As Local News Dies, a Pay-for-Play Network Rises in Its Place


About a decade ago, Mr. Timpone started Journatic, a service that aimed to automate and outsource reporters’ jobs, selling it to two of the nation’s largest chains, Hearst and Tribune Publishing. He used rudimentary software to turn public data into snippets of news. That content still fills most of his sites. And for the articles written by humans, he simply paid reporters less, even using workers in the Philippines who wrote under fake bylines.

When the radio show “This American Life” revealed his strategy in 2012, Mr. Timpone defended his approach as a way to save local news. “No one covers all these small towns,” he said. “I’m not saying we’re the solution, but we’re certainly on the road to the solution.”

Around 2015, he teamed up with Mr. Proft and started a chain of websites and free newspapers focused on suburban and rural areas of Illinois.

The publications looked like typical news outlets that covered their communities. But a political action committee controlled by Mr. Proft paid Mr. Timpone’s companies at least $646,000 from 2016 to 2018, according to state campaign finance records, money that largely came from Dick Uihlein, a conservative megadonor and the head of the shipping-supply giant Uline.

After complaints, the Illinois Board of Elections ordered the newspapers to say Mr. Proft’s committee funded them.
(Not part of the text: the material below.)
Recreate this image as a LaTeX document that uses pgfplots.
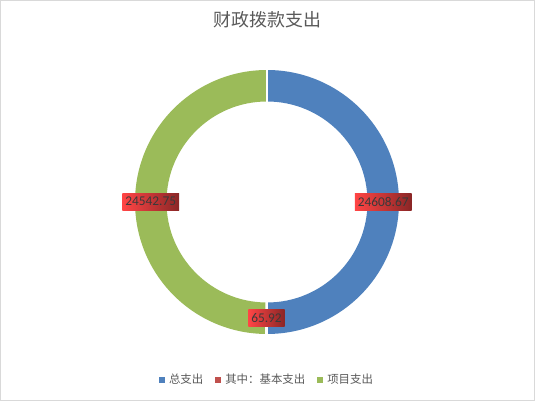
\documentclass[border=0pt]{standalone}
\usepackage{pgfplots}
\pgfplotsset{compat=1.18}
\usepackage{pgfplotstable}
\usepackage{fontspec}
\setmainfont{Carlito}
\newfontfamily\cjk{Noto Sans CJK SC}
\definecolor{cblue}{HTML}{4F81BD}
\definecolor{cred}{HTML}{C0504D}
\definecolor{cgreen}{HTML}{9BBB59}
\definecolor{ctext}{HTML}{595959}
\definecolor{labtext}{HTML}{3A3A3A}
\definecolor{labL}{HTML}{FF4545}
\definecolor{labR}{HTML}{8A2626}
\definecolor{cborder}{HTML}{D9D9D9}
\pgfplotstableread{
idx value
0 24608.67
1 65.92
2 24542.75
}\donutdata
\begin{document}
\pgfplotstablegetelem{0}{value}\of\donutdata \edef\va{\pgfplotsretval}%
\pgfplotstablegetelem{1}{value}\of\donutdata \edef\vb{\pgfplotsretval}%
\pgfplotstablegetelem{2}{value}\of\donutdata \edef\vc{\pgfplotsretval}%
\edef\tot{\fpeval{\va+\vb+\vc}}%
\edef\aA{\fpeval{90-360*\va/\tot}}%
\edef\aB{\fpeval{\aA-360*\vb/\tot}}%
\edef\aC{-270}%
\edef\mA{\fpeval{(90+\aA)/2}}%
\edef\mB{\fpeval{(\aA+\aB)/2}}%
\edef\mC{\fpeval{(\aB+\aC)/2}}%
\def\Ro{2.64cm}\def\Ri{2.01cm}\def\Rm{2.325cm}%
\begin{tikzpicture}
\begin{axis}[
  scale only axis, width=10.7cm, height=8.02cm,
  xmin=0, xmax=535, ymin=0, ymax=401,
  hide axis, clip=false,
  legend style={at={(0.5,0.0524)}, anchor=center, draw=none, fill=none,
    legend columns=-1, inner sep=0pt,
    font=\cjk\fontsize{6.5}{8}\selectfont\color{ctext},
    /tikz/every even column/.append style={column sep=0.16cm},
    /tikz/every odd column/.append style={column sep=0.02cm}},
  legend image code/.code={\fill[#1] (0cm,-0.06cm) rectangle (0.12cm,0.06cm);},
]
\path (axis cs:0,0) rectangle (axis cs:535,401);
\draw[cborder, line width=0.02cm] (axis cs:0.5,0.5) rectangle (axis cs:534.5,400.5);
\node[text=ctext, font=\cjk\fontsize{10.2}{12}\selectfont] at (axis cs:267.5,381) {财政拨款支出};
\coordinate (C) at (axis cs:267,199);
\addlegendimage{fill=cblue, draw=none}
\addlegendentry{总支出}
\addlegendimage{fill=cred, draw=none}
\addlegendentry{其中：基本支出}
\addlegendimage{fill=cgreen, draw=none}
\addlegendentry{项目支出}
\end{axis}
\begin{scope}[shift={(C)}]
\fill[cblue] (90:\Ro) arc[start angle=90, end angle=\aA, radius=\Ro] -- (\aA:\Ri) arc[start angle=\aA, end angle=90, radius=\Ri] -- cycle;
\fill[cred] (\aA:\Ro) arc[start angle=\aA, end angle=\aB, radius=\Ro] -- (\aB:\Ri) arc[start angle=\aB, end angle=\aA, radius=\Ri] -- cycle;
\fill[cgreen] (\aB:\Ro) arc[start angle=\aB, end angle=\aC, radius=\Ro] -- (\aC:\Ri) arc[start angle=\aC, end angle=\aB, radius=\Ri] -- cycle;
\draw[white, line width=0.03cm] (90:1.99cm) -- (90:2.66cm);
\draw[white, line width=0.03cm] (\aA:1.99cm) -- (\aA:2.66cm);
\draw[white, line width=0.03cm] (\aB:1.99cm) -- (\aB:2.66cm);
\foreach \ang/\val in {\mA/\va, \mB/\vb, \mC/\vc}{
  \node[left color=labL, right color=labR, text=labtext, font=\fontsize{7.6}{9}\selectfont,
        inner xsep=0.06cm, inner ysep=0pt, minimum height=0.34cm] at (\ang:\Rm) {\val};
}
\end{scope}
\end{tikzpicture}
\end{document}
A small disclaimer in their “About” pages now says the sites are funded, “in part, by advocacy groups who share our beliefs in limited government.” The Illinois sites are virtually the only ones in Mr. Timpone’s network with such a disclosure.

The regulators’ questions didn’t slow Mr. Timpone down. He doubled the size of the Illinois network to 34 sites, and by 2017 was expanding to other states. He also added dozens of sites with focuses beyond politics, including 11 that look like traditional legal-news publications but are funded by a U.S. Chamber of Commerce group.

Then, from June through October last year, the network ballooned further, from roughly 300 sites to nearly 1,300, according to a Times analysis of data collected by the Global Disinformation Index, an internet research group. (The Tow Center for Digital Journalism at Columbia University tallied a similar number of sites in the network.)